Es ist ein infames Gerücht, dass Angestellte gerne nahe zusammen sitzen, verdichtetes Layout die Kommunikation fördert, die Effizienz steigert und die Transparenz erhöht. In die Welt gesetzt wurde es von einer Schar irregeleiteter, misanthropischer Manager auf Führungsebene, die aus ihren 40-Quadratmeter-Einzelbüros heraus diese Lüge in die Geschäftswelt trugen und sie von Horden opportunistischer Architekten ad absurdum umsetzen liessen. Mal ehrlich: Wenn man zwischen einem Einzelbüro in der Grösse eines Schuhkartons und einem standardisierten Schreibtisch in einem Grossraumbüro wählen könnte, dann wäre jeder Assistentin sofort klar, wofür sie sich entscheiden würde. Her mit der Schachtel!
Es geht hier nicht nur darum, dass man sich auch mal einen abgebrochenen Fingernagel gerade feilen will, ohne sich die infantilen Vorzimmer-Tussi-Sprüche der Kollegen anhören zu müssen. Abgebrochen – übrigens beim Entfernen des Papierstaus am Kopierer, der freundlicherweise von einem Mitarbeiter verursacht wurde, der es vorzog, anonym zu bleiben.
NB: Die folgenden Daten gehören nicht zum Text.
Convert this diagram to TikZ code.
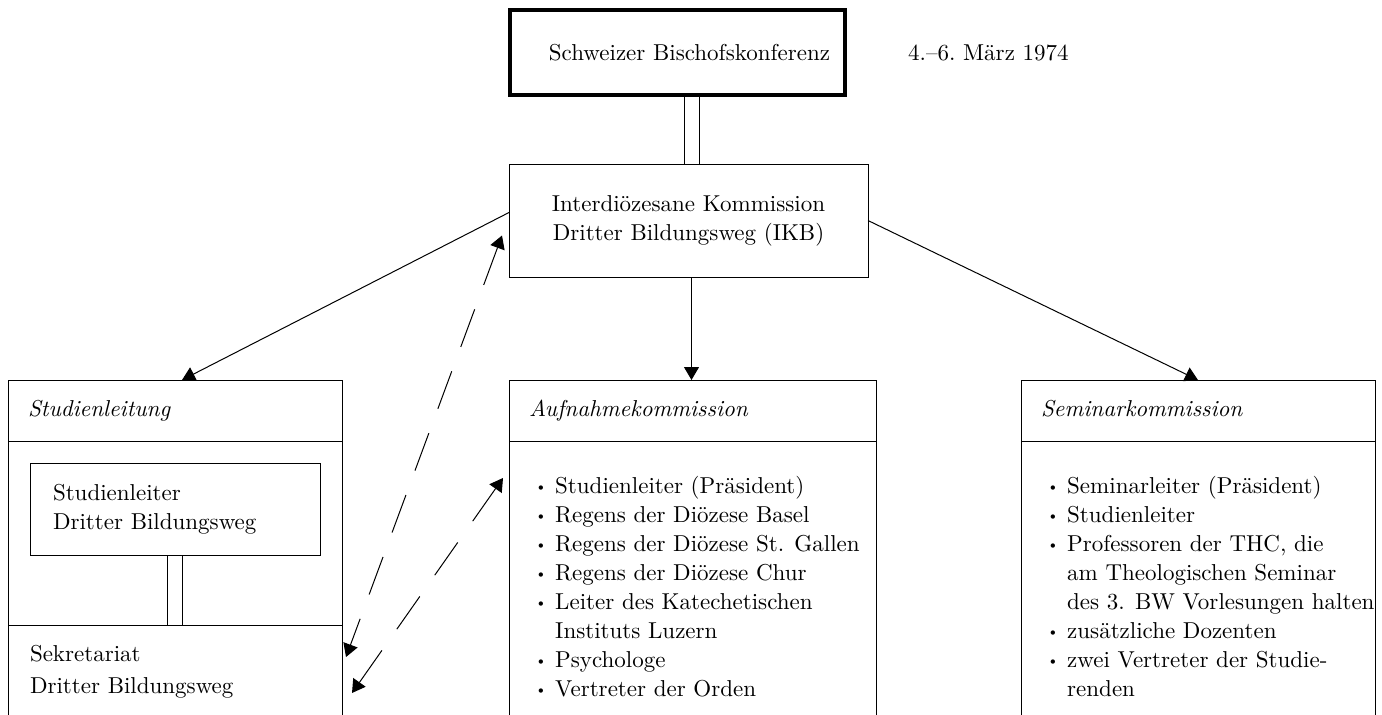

Es geht auch nicht darum, dass man im eigenen Büro die Strumpfhose ungestört zurechtzupfen will, weil sie vom ewigen Sprint zum Drucker am Knie unschöne Falten wirft. Der Drucker steht nämlich aus Effizienzgründen am anderen Ende des Raumes, und man teilt ihn sich mit 50 batteriehaltungsgeschädigten Büroinsassen. Nein, es geht darum, dass ein Sekretariat ein Vertrauensposten ist, und da braucht es nun mal Privatsphäre.
Ein eigenes Büro – auch im Taschenformat – schafft Klarheit, Respekt und Abstand. Da kommt keiner rein und rückt einem so nah auf die Pelle, dass man seine Nasenhaare zittern sieht. Ausserdem schaut niemand unverblümt auf den Bildschirm, zeigt mit dem Finger auf den Terminkalender und statuiert, es sei gar nicht wahr, dass der Chef keine Zeit habe, da seien ja noch volle fünf Minuten unverbuchte Zeit zu sehen. Auch muss man sich nicht unversehens und mit ganzem Körpereinsatz über vertrauliche Dokumente werfen, die der schnell herannahende Prokurist nicht sehen sollte. Ebenfalls erübrigen sich dann die in konspirativem Tonfall und kryptischen Sätzen geführten Telefongespräche, die von den Kollegen als drohende Restrukturierungsmassnahmen interpretiert werden, sich aber um Überraschungs-Team-Events zur Steigerung der Mitarbeitermoral drehen.
Was Haltern von Geflügel schon längst verboten wurde, gilt im modernen Businessleben als fortschrittliches, kostenoptimiertes und transparentes Arbeitsplatzmodell. In Tat und Wahrheit ist es ein unpraktischer, lärmiger, schlecht klimatisierter Ort, der im Winter Dutzende Grippeopfer fordert. Das muss aufhören! Die Zeiten, in denen Führungskräfte Transparenz predigten und dann im Porsche mit getönten Scheiben ins Einzelbüro fuhren, sind längst vorbei. Wir fordern Individualität für alle und für die Sekretärin ein nettes Eckbüro mit George-Clooney-Maschine und Prosecco-Spender!